The bias gradient is simpler: sum $-y_i$ for all hinge-violated points, divide by $N$ .

Grid search#

120 combinations: 12 learning rates $\times$ 10 lambda values, $T = 500$ iterations each. This took a while. The kernel matrix alone is $6107 \times 6107$ , and every gradient computation touches the full matrix.

Most combinations with learning rates below 1e-4 didn’t learn anything (stayed at ~46% error, the prior class distribution). The model only started learning with learning rates of 1e-3 and above.

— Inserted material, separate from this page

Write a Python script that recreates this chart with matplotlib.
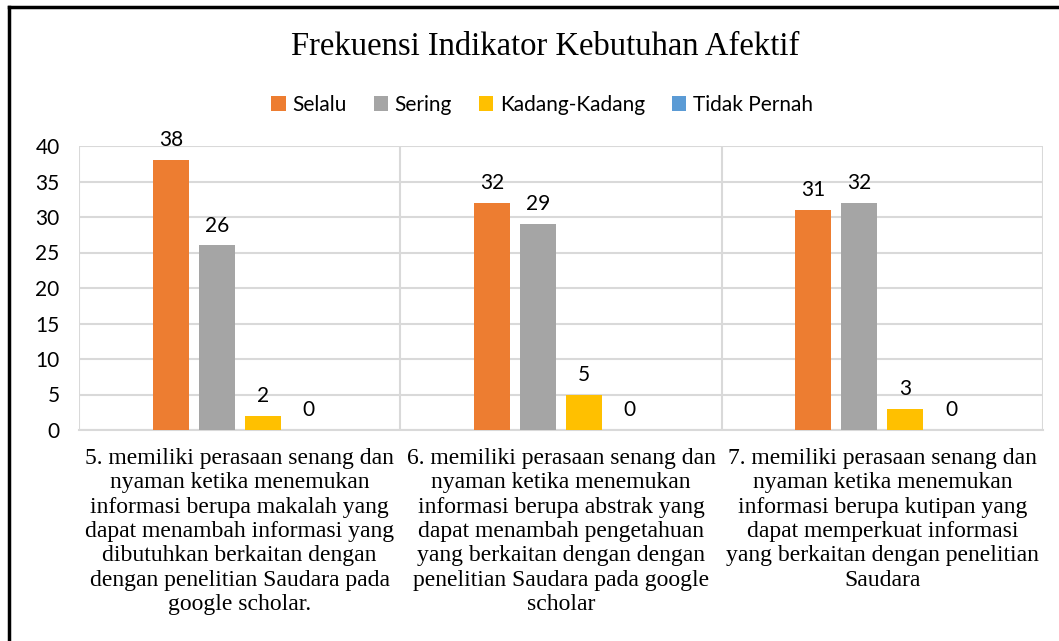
import matplotlib
matplotlib.use("Agg")
import matplotlib.pyplot as plt
from matplotlib.lines import Line2D
from matplotlib.patches import Patch
import numpy as np

categories = [
    "5. memiliki perasaan senang dan\nnyaman ketika menemukan\ninformasi berupa makalah yang\ndapat menambah informasi yang\ndibutuhkan berkaitan dengan\ndengan penelitian Saudara pada\ngoogle scholar.",
    "6. memiliki perasaan senang dan\nnyaman ketika menemukan\ninformasi berupa abstrak yang\ndapat menambah pengetahuan\nyang berkaitan dengan dengan\npenelitian Saudara pada google\nscholar",
    "7. memiliki perasaan senang dan\nnyaman ketika menemukan\ninformasi berupa kutipan yang\ndapat memperkuat informasi\nyang berkaitan dengan penelitian\nSaudara",
]
series_names = ["Selalu", "Sering", "Kadang-Kadang", "Tidak Pernah"]
selalu = [38, 32, 31]
sering = [26, 29, 32]
kadang = [2, 5, 3]
tidak_pernah = [0, 0, 0]
series_values = [selalu, sering, kadang, tidak_pernah]
colors = ["#ED7D31", "#A5A5A5", "#FFC000", "#5B9BD5"]
yticks = [0, 5, 10, 15, 20, 25, 30, 35, 40]

W, H = 1059, 641
fig = plt.figure(figsize=(W / 100, H / 100), dpi=100)
ax = fig.add_axes([79 / W, 1 - 430 / H, (1043 - 79) / W, (430 - 146) / H])

sans = "Lato"
serif = "Liberation Serif"

n = len(series_names)
slot = 0.143
bw = 0.112
x = np.arange(len(categories))
for i, (name, vals, c) in enumerate(zip(series_names, series_values, colors)):
    pos = x + (i - (n - 1) / 2) * slot
    ax.bar(pos, vals, width=bw, color=c, label=name, zorder=3)
    for p, v in zip(pos, vals):
        ax.annotate(str(v), (p, v), xytext=(0, 7), textcoords="offset points",
                    ha="center", va="bottom", fontsize=15, family=sans, color="#000000")

ax.set_xlim(-0.5, len(categories) - 0.5)
ax.set_ylim(0, 40)
ax.set_yticks(yticks)
ax.set_yticklabels([str(t) for t in yticks], fontsize=15, family=sans)
ax.yaxis.grid(True, color="#D9D9D9", linewidth=1.5, zorder=0)
for b in np.arange(len(categories) + 1) - 0.5:
    ax.axvline(b, color="#D9D9D9", linewidth=1.5, zorder=0)
for s in ["top", "right", "left"]:
    ax.spines[s].set_visible(False)
ax.spines["bottom"].set_color("#D9D9D9")
ax.spines["bottom"].set_linewidth(1.5)
ax.tick_params(axis="y", length=0, pad=14)
ax.tick_params(axis="x", length=0, pad=13)
ax.set_xticks(x)
ax.set_xticklabels(categories, fontsize=17, family=serif, linespacing=1.21)

fig.text(545 / W, 1 - 47 / H, "Frekuensi Indikator Kebutuhan Afektif", ha="center", va="center",
         fontsize=23.5, family=serif)

handles = [Patch(facecolor=c, label=nm) for nm, c in zip(series_names, colors)]
fig.legend(handles=handles, loc="center", bbox_to_anchor=(542 / W, 1 - 105 / H), ncol=4,
           frameon=False, prop={"family": sans, "size": 15}, handlelength=0.7,
           handleheight=0.7, handletextpad=0.3, columnspacing=1.3)

fig.add_artist(Line2D([9 / W, 9 / W], [0, 1 - 7 / H], color="black", linewidth=2.5,
                      transform=fig.transFigure))
fig.add_artist(Line2D([9 / W, 1], [1 - 7 / H, 1 - 7 / H], color="black", linewidth=2.5,
                      transform=fig.transFigure))

fig.savefig("out.png", dpi=100)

Best hyperparameters: learning rate = 1, lambda = 1e-7.

Metric	Training	Validation	Test
Error	7.67%	8.0%	9.3%
Accuracy	92.33%	92.0%	90.7%

Kernel SVM empirical risk vs iterations — Classification error decreasing over 500 iterations for the best kernel SVM hyperparameters.

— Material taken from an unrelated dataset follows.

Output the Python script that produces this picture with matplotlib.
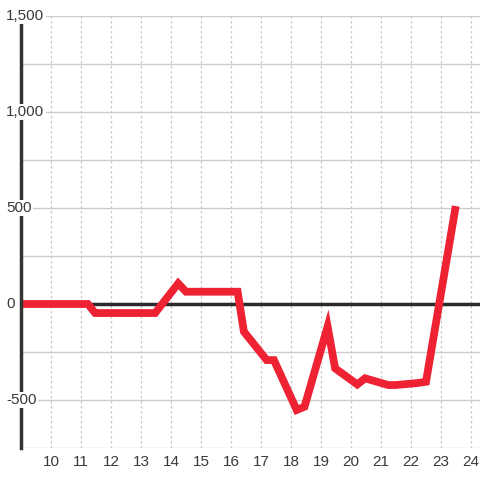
import numpy as np
import matplotlib
matplotlib.use("Agg")
import matplotlib.pyplot as plt
import matplotlib.transforms as mtransforms

# data
x_vals = [9.0, 11.23, 11.47, 13.47, 14.24, 14.5, 16.22, 16.43, 17.19, 17.43,
          18.19, 18.45, 19.22, 19.47, 20.21, 20.47, 21.24, 21.5, 22.2, 22.5, 23.47]
y_vals = [0, 0, -47, -47, 107, 64, 64, -144, -292, -292,
          -552, -535, -118, -335, -419, -387, -422, -422, -412, -405, 490]

x_ticks = list(range(10, 25))
y_major = [-500, 0, 500, 1000, 1500]
y_grid = [-750, -500, -250, 250, 500, 750, 1000, 1250, 1500]

plt.rcParams['font.family'] = ['Liberation Sans', 'DejaVu Sans']

fig = plt.figure(figsize=(4.8, 4.8), dpi=100)
fig.patch.set_facecolor('white')
ax = fig.add_axes([21 / 480, 32 / 480, 459 / 480, 432 / 480])
ax.set_xlim(9.0, 24.3)
ax.set_ylim(-750, 1500)

for s in ['top', 'right', 'bottom']:
    ax.spines[s].set_visible(False)
ax.spines['left'].set_linewidth(2.5)
ax.spines['left'].set_color('#333333')
ax.spines['left'].set_zorder(4)

# grids
for v in y_grid:
    ax.axhline(v, color='#cccccc', lw=1, zorder=1)
for t in x_ticks:
    ax.axvline(t, color='#c8c8c8', lw=0.9, ls=(0, (2, 2)), zorder=1)
ax.axhline(0, color='#2b2b2b', lw=2.5, zorder=2)

ax.plot(x_vals, y_vals, color='#ee2233', lw=5.6, solid_joinstyle='miter', zorder=3)

ax.set_xticks(x_ticks)
ax.set_xticklabels([str(t) for t in x_ticks], fontsize=11, color='#3a3a3a')
ax.tick_params(axis='x', length=0, pad=5)
ax.set_yticks([])

trans = mtransforms.blended_transform_factory(fig.transFigure, ax.transData)
for v in y_major:
    ax.text(6 / 480, v, f"{v:,}", transform=trans, ha='left', va='center',
            fontsize=11, color='#3a3a3a', zorder=6,
            bbox=dict(facecolor='white', edgecolor='none', pad=1))

fig.savefig('out.png', dpi=100, facecolor='white')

Comparing the three classifiers#

Classifier	Test Error	Test Accuracy
Logistic Regression	(risk: 0.119)	—
Linear SVM	3.88%	96.12%
Kernel SVM	9.30%	90.70%

The linear SVM outperformed the kernel SVM, which wasn’t what I expected going in. The kernel SVM maps the data into a higher-dimensional space (degree-3 polynomial features), which should give it more expressive power. But more expressive power also means more room to overfit, and the kernel SVM has far more parameters ( $N$ dual coefficients vs. 784 primal weights).

A few things probably contributed to the kernel SVM underperforming:

The grid search wasn’t as thorough. Most of the 120 combinations failed to learn anything. The good region of the hyperparameter space was narrow (learning rate near 1, lambda near 1e-7), and I might have missed better combinations.
500 iterations might not be enough. The kernel SVM’s loss was still decreasing at iteration 500. The linear SVM had mostly converged by then.
The data might be close to linearly separable. If the two digit classes can be separated by a hyperplane in 784 dimensions with only ~4% error, there isn’t much room for a nonlinear kernel to improve. The kernel adds complexity without enough payoff.

The linear SVM at 96% is hard to beat for the amount of effort. A simple hyperplane in pixel space, no feature engineering, no normalization needed. Sometimes the simple model wins.